Dos parejas nuevas se formaron de vuelta a Curridabat; una de ellas aprovechaba el último asiento para alcanzar un mayor nivel de intimidad.

Bajamos las ventanas para desintoxicar el aire de un olor rancio que lo había impregnado. Media hora después, el bus se detuvo frente a un restaurante de comida rápida en las cercanías de Plaza del Sol, y encendió las luces. Me levanté y, al avanzar por el pasillo, vi que un inmenso charco de vómito me separaba de la salida. Debajo de un asiento, un teléfono celular rojo se remojaba en la nauseabunda mancha.

Al lado izquierdo, un joven sacudía a su amigo, con insistencia y le decía: “Mae, ya, despiértese”. Pese a los empujones frustrados de su amigo, el quinceañero, cuya camisa estaba empapada en vómito, no reaccionaba.
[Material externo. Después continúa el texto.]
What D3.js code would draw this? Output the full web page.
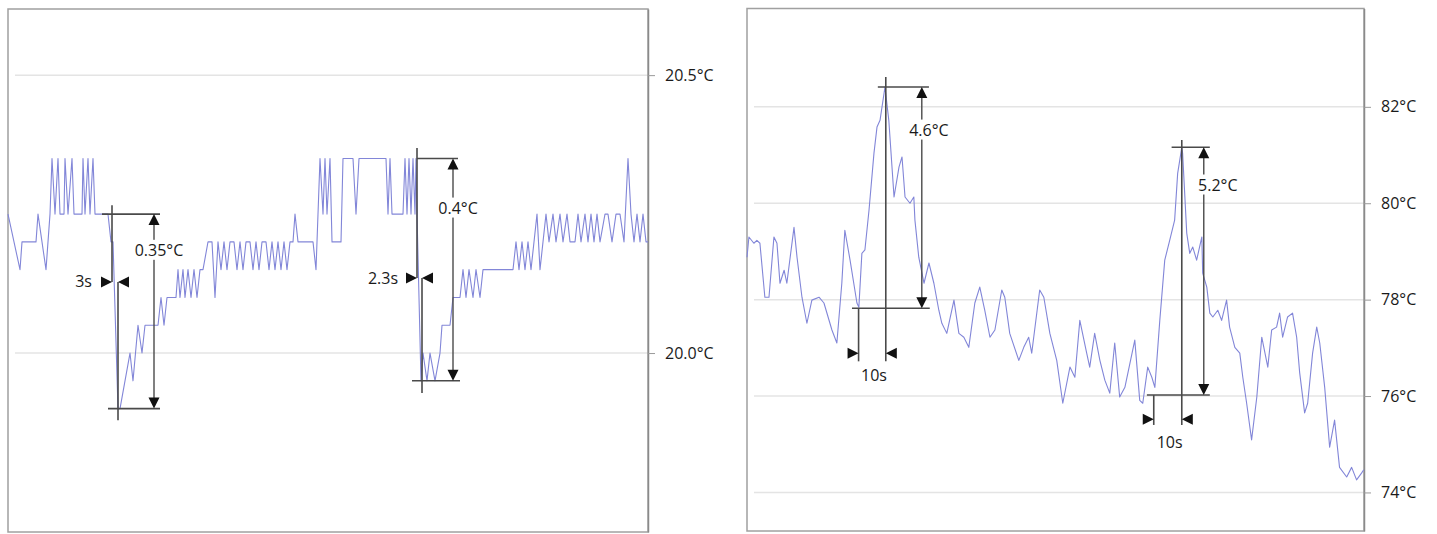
<!DOCTYPE html>
<html>
<head>
<meta charset="utf-8">
<script src="https://cdnjs.cloudflare.com/ajax/libs/d3/7.8.5/d3.min.js"></script>
<style>
  body { margin: 0; background: #fff; }
  text { font-family: "Open Sans", sans-serif; fill: #1a1a1a; }
</style>
</head>
<body>
<script>
// ---- left trace: ambient sensor (time in s, temperature in °C) ----
var leftTime = [0, 6, 7, 14, 15, 19, 21, 22, 23.5, 25, 26, 28, 28.5, 30, 32, 33, 37, 37.5, 38.5, 40, 41, 42.5, 43.5,
  50, 51.5, 52.5, 55, 56, 58.5, 61, 62.5, 65, 67, 68.5, 75, 76.5, 78, 79.5, 84, 85, 86, 87.5, 88.5, 90, 91.5, 93, 94.5,
  96, 97.5, 100, 102, 103.5, 105, 106.5, 108, 109.5, 111, 113, 114.5, 116, 117.5, 119, 121, 122.5, 124, 125.5, 127,
  129, 130.5, 132, 133.5, 135, 136.5, 138, 139.5, 141, 142.5, 143.5, 145, 152.5, 154, 156, 157.5, 158.5, 159.5, 161,
  162, 166.5, 167.5, 172.5, 174, 175.5, 189, 190, 191, 192, 197.5, 198.5, 199.5, 200.5, 201.5, 202.5, 203.5, 204,
  204.5, 206.5, 207.5, 209.5, 211, 213.5, 216, 217, 221, 222.5, 226, 227.5, 229, 230.5, 232.5, 234, 236, 237.5,
  252.5, 254, 255.5, 257, 258.5, 260, 261.5, 264.5, 266, 267.5, 269, 270.5, 272.5, 274, 276, 277.5, 279.5, 281,
  283.5, 285, 286.5, 288.5, 290, 291.5, 293, 294.5, 296, 298.5, 300, 302, 304, 306, 308, 310, 311.5, 313, 314.5,
  316, 317.5, 319, 320];
var leftTemp = [20.25, 20.15, 20.20, 20.20, 20.25, 20.15, 20.25, 20.35, 20.25, 20.35, 20.25, 20.25, 20.35, 20.25, 20.35, 20.25, 20.25, 20.35, 20.25, 20.35, 20.25, 20.35, 20.25,
  20.25, 20.20, 20.20, 19.90, 19.90, 19.95, 20.00, 19.95, 20.05, 20.00, 20.05, 20.05, 20.10, 20.05, 20.10, 20.10, 20.15, 20.10, 20.15, 20.10, 20.15, 20.10, 20.15, 20.10,
  20.15, 20.15, 20.20, 20.20, 20.10, 20.20, 20.15, 20.20, 20.15, 20.20, 20.20, 20.15, 20.20, 20.15, 20.20, 20.20, 20.15, 20.20, 20.15, 20.20,
  20.20, 20.15, 20.20, 20.15, 20.20, 20.15, 20.20, 20.15, 20.20, 20.20, 20.25, 20.20, 20.20, 20.15, 20.35, 20.25, 20.35, 20.25, 20.35,
  20.20, 20.20, 20.35, 20.35, 20.25, 20.35, 20.35, 20.25, 20.35, 20.25, 20.25, 20.35, 20.25, 20.35, 20.25, 20.35, 20.25, 20.35,
  20.25, 19.95, 20.00, 19.95, 20.00, 19.95, 20.00, 20.05, 20.05, 20.10, 20.10, 20.15, 20.10, 20.15, 20.10, 20.15, 20.10, 20.15,
  20.15, 20.20, 20.15, 20.20, 20.15, 20.20, 20.15, 20.25, 20.15, 20.20, 20.25, 20.20, 20.25, 20.20, 20.25, 20.20, 20.25, 20.20,
  20.20, 20.25, 20.20, 20.25, 20.20, 20.25, 20.20, 20.25, 20.20, 20.25, 20.25, 20.20, 20.25, 20.25, 20.20, 20.35, 20.25, 20.20, 20.25,
  20.20, 20.25, 20.20, 20.20];
var leftTicks = [20.0, 20.5];

// ---- right trace: heated sensor ----
var rightTime = [0, 0.7, 2.5, 3.6, 4.7, 6.5, 8.0, 9.8, 10.9, 12.0, 13.5, 14.5, 17.1, 18.2, 20.0, 21.8, 23.6, 26.2, 28.0,
  30.9, 32.7, 34.5, 35.6, 37.5, 40.0, 40.7, 41.8, 42.9, 44.4, 46.2, 47.3, 48.4, 50.2, 51.6, 53.5, 55.3, 56.4, 57.5,
  59.3, 60.7, 61.1, 62.5, 64.4, 66.2, 68.0, 69.8, 70.9, 72.7, 75.3, 77.1, 78.9, 80.7, 82.9, 84.7, 86.5, 88.4, 90.2,
  92.7, 93.8, 95.6, 98.9, 100.7, 102.5, 103.6, 106.5, 108.0, 110.2, 112.7, 114.9, 117.5, 119.3, 121.1, 123.6, 124.7,
  126.5, 128.4, 130.2, 132.0, 133.8, 135.6, 137.5, 141.1, 142.9, 144.0, 145.8, 147.3, 148.4, 150.2, 152.0, 153.8,
  155.6, 156.7, 158.2, 158.5, 160.0, 161.1, 162.2, 163.6, 165.5, 165.8, 167.3, 168.4, 169.5, 171.3, 172.7, 174.5,
  175.6, 177.5, 179.3, 180.4, 181.8, 183.6, 185.5, 187.3, 189.5, 190.9, 192.7, 193.8, 194.9, 196.7, 198.5, 200.0,
  201.1, 202.9, 204.0, 205.8, 207.3, 208.4, 210.2, 212.0, 213.8, 215.6, 218.2, 220.0, 221.8, 223.6, 224.4];
var rightTemp = [78.88, 79.30, 79.17, 79.23, 79.17, 78.05, 78.05, 79.30, 79.17, 78.34, 78.61, 78.34, 79.50, 78.88, 78.05, 77.51, 77.99, 78.05, 77.93,
  77.37, 77.10, 78.34, 79.44, 78.82, 77.93, 77.84, 78.96, 79.03, 79.86, 81.04, 81.58, 81.72, 82.41, 81.72, 80.13, 80.75, 80.96, 80.13,
  80.00, 80.13, 79.65, 78.88, 78.34, 78.76, 78.34, 77.78, 77.51, 77.30, 77.99, 77.30, 77.22, 77.01, 77.93, 78.26, 77.78, 77.22, 77.37,
  78.20, 78.05, 77.30, 76.74, 77.01, 77.22, 76.89, 78.20, 78.05, 77.30, 76.74, 75.85, 76.60, 76.39, 77.57, 76.89, 76.60,
  77.30, 76.74, 76.33, 76.06, 77.10, 75.98, 76.18, 77.16, 75.91, 75.85, 76.60, 76.39, 76.18, 77.57, 78.82, 79.23,
  79.65, 80.62, 81.16, 81.04, 79.38, 78.96, 79.09, 78.82, 79.30, 78.55, 78.26, 77.72, 77.64, 77.78, 77.57, 77.99,
  77.43, 77.01, 76.89, 76.39, 75.85, 75.09, 75.98, 77.22, 76.60, 77.37, 77.43, 77.72, 77.22, 77.64, 77.72, 77.22,
  76.48, 75.65, 75.85, 76.89, 77.43, 77.10, 76.18, 74.94, 75.50, 74.52, 74.32, 74.52, 74.26, 74.40, 74.47];
var rightTicks = [74, 76, 78, 80, 82];

// ---- annotations, in data units ----
// horizontal guide lines: [temp, t0, t1]
var leftHLines = [[20.25, 47, 76], [19.90, 50, 76], [20.35, 204.5, 225], [19.95, 202, 226]];
var rightHLines = [[82.41, 47.6, 66.2], [77.82, 38.2, 66.5], [81.16, 154.5, 168.4], [76.02, 145.5, 168.4]];
// vertical guide lines: [t, temp0, temp1]
var leftVLines = [[52, 20.266, 20.128], [55, 20.128, 19.879], [204.5, 20.369, 20.135], [207, 20.135, 19.928]];
var rightVLines = [[50.5, 82.62, 76.72], [40.6, 77.82, 76.72], [158.2, 81.31, 75.40], [148.0, 76.02, 75.40]];
// temperature deltas: [t, top, bottom, label, labelT, labelTemp]
var leftDeltas = [[73, 20.25, 19.90, "0.35°C", 75.5, 20.185], [222.5, 20.35, 19.95, "0.4°C", 225, 20.261]];
var rightDeltas = [[63.6, 82.41, 77.82, "4.6°C", 66.2, 81.52], [166.2, 81.16, 76.02, "5.2°C", 171.3, 80.38]];
// time gaps: [t0, t1, temp, label, labelT, labelTemp, anchor]
var leftGaps = [[52, 55, 20.128, "3s", 42, 20.128, "end"], [204.5, 207, 20.135, "2.3s", 195, 20.135, "end"]];
var rightGaps = [[40.6, 50.5, 76.89, "10s", 46.2, 76.43, "middle"], [148.0, 158.2, 75.52, "10s", 153.8, 75.04, "middle"]];

var width = 1437, height = 534;

var svg = d3.select("body").append("svg")
  .attr("width", width)
  .attr("height", height);

var panels = [
  {
    x: d3.scaleLinear().domain([0, 320]).range([8, 648]),
    y: d3.scaleLinear().domain([19.678, 20.619]).range([532, 9]),
    time: leftTime, temp: leftTemp, ticks: leftTicks,
    fmt: function(d) { return d.toFixed(1) + "°C"; },
    hl: leftHLines, vl: leftVLines, deltas: leftDeltas, gaps: leftGaps
  },
  {
    x: d3.scaleLinear().domain([0, 224.5]).range([747, 1364]),
    y: d3.scaleLinear().domain([73.2, 84.04]).range([531, 8.5]),
    time: rightTime, temp: rightTemp, ticks: rightTicks,
    fmt: function(d) { return d + "°C"; },
    hl: rightHLines, vl: rightVLines, deltas: rightDeltas, gaps: rightGaps
  }
];

panels.forEach(function(p) {
  var x0 = p.x.range()[0], x1 = p.x.range()[1];
  var yb = p.y.range()[0], yt = p.y.range()[1];
  var g = svg.append("g");

  // gridlines
  g.selectAll(".grid").data(p.ticks).enter().append("line")
    .attr("x1", x0 + 7).attr("x2", x1)
    .attr("y1", function(d) { return p.y(d); })
    .attr("y2", function(d) { return p.y(d); })
    .style("stroke", "#e4e4e4").style("stroke-width", 1.5);

  // outer box
  g.append("rect")
    .attr("x", x0).attr("y", yt)
    .attr("width", x1 - x0).attr("height", yb - yt)
    .style("fill", "none").style("stroke", "#a0a0a0").style("stroke-width", 1.5);

  // value axis on the right
  var axis = d3.axisRight(p.y).tickValues(p.ticks).tickFormat(p.fmt)
    .tickSize(7).tickSizeOuter(0).tickPadding(10);
  var ag = g.append("g").attr("transform", "translate(" + x1 + ",0)").call(axis);
  ag.select(".domain").style("stroke", "#8a8a8a").style("stroke-width", 1.5);
  ag.selectAll(".tick line").style("stroke", "#9a9a9a");
  ag.selectAll(".tick text").style("font-size", "16px").style("font-family", "'Open Sans', sans-serif").style("fill", "#1a1a1a");

  // data trace
  var pts = p.time.map(function(t, i) { return [t, p.temp[i]]; });
  var line = d3.line().x(function(d) { return p.x(d[0]); }).y(function(d) { return p.y(d[1]); });
  g.append("path").datum(pts)
    .attr("d", line)
    .style("fill", "none").style("stroke", "#8286d8").style("stroke-width", 1.1)
    .style("stroke-linejoin", "round");

  var ink = "#4a4a4a";

  // guide lines
  g.selectAll(".hl").data(p.hl).enter().append("line")
    .attr("x1", function(d) { return p.x(d[1]); }).attr("x2", function(d) { return p.x(d[2]); })
    .attr("y1", function(d) { return p.y(d[0]); }).attr("y2", function(d) { return p.y(d[0]); })
    .style("stroke", ink).style("stroke-width", 1.6);
  g.selectAll(".vl").data(p.vl).enter().append("line")
    .attr("x1", function(d) { return p.x(d[0]); }).attr("x2", function(d) { return p.x(d[0]); })
    .attr("y1", function(d) { return p.y(d[1]); }).attr("y2", function(d) { return p.y(d[2]); })
    .style("stroke", ink).style("stroke-width", 1.6);

  // vertical delta arrows
  p.deltas.forEach(function(d) {
    var ax = p.x(d[0]), ytop = p.y(d[1]), ybot = p.y(d[2]);
    g.append("line").attr("x1", ax).attr("x2", ax).attr("y1", ytop + 8).attr("y2", ybot - 8)
      .style("stroke", ink).style("stroke-width", 1.4);
    g.append("path").attr("d", "M" + ax + "," + ytop + "l-5.5,11h11z").style("fill", "#111");
    g.append("path").attr("d", "M" + ax + "," + ybot + "l-5.5,-11h11z").style("fill", "#111");
    var lx = p.x(d[4]), ly = p.y(d[5]);
    var txt = g.append("text").attr("x", lx).attr("y", ly).attr("dy", "0.35em")
      .attr("text-anchor", "middle").style("font-size", "16px").text(d[3]);
    var bb = txt.node().getBBox();
    g.insert("rect", function() { return txt.node(); })
      .attr("x", bb.x - 2).attr("y", bb.y + 1).attr("width", bb.width + 4).attr("height", bb.height - 2)
      .style("fill", "#fff");
  });

  // horizontal time-gap arrows
  p.gaps.forEach(function(d) {
    var xa = p.x(d[0]), xb = p.x(d[1]), gy = p.y(d[2]);
    g.append("path").attr("d", "M" + xa + "," + gy + "l-11,-5.5v11z").style("fill", "#111");
    g.append("path").attr("d", "M" + xb + "," + gy + "l11,-5.5v11z").style("fill", "#111");
    g.append("text").attr("x", p.x(d[4])).attr("y", p.y(d[5])).attr("dy", "0.35em")
      .attr("text-anchor", d[6]).style("font-size", "16px").text(d[3]);
  });
});
</script>
</body>
</html>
Se veía completamente inconsciente.

Tomé impulso y di un brinco para intentar –sin éxito– salvar mi zapato derecho de ensuciarse. Me dirigí al baño del restaurante para limpiarme, y ahí estaba mi “amiga del bus”, quien hacía lo mismo con una compañera. “¿Vieron qué asco? Había un celular rojo nadando en esa porquería”, dije con desagrado. Al oír la palabra “rojo”, la joven paró las orejas, se llevó las manos a los bolsillos de los shorts en un movimiento rápido y abrupto; me volvió a ver con los ojos desesperados y gritó: “¡Mi celular!”.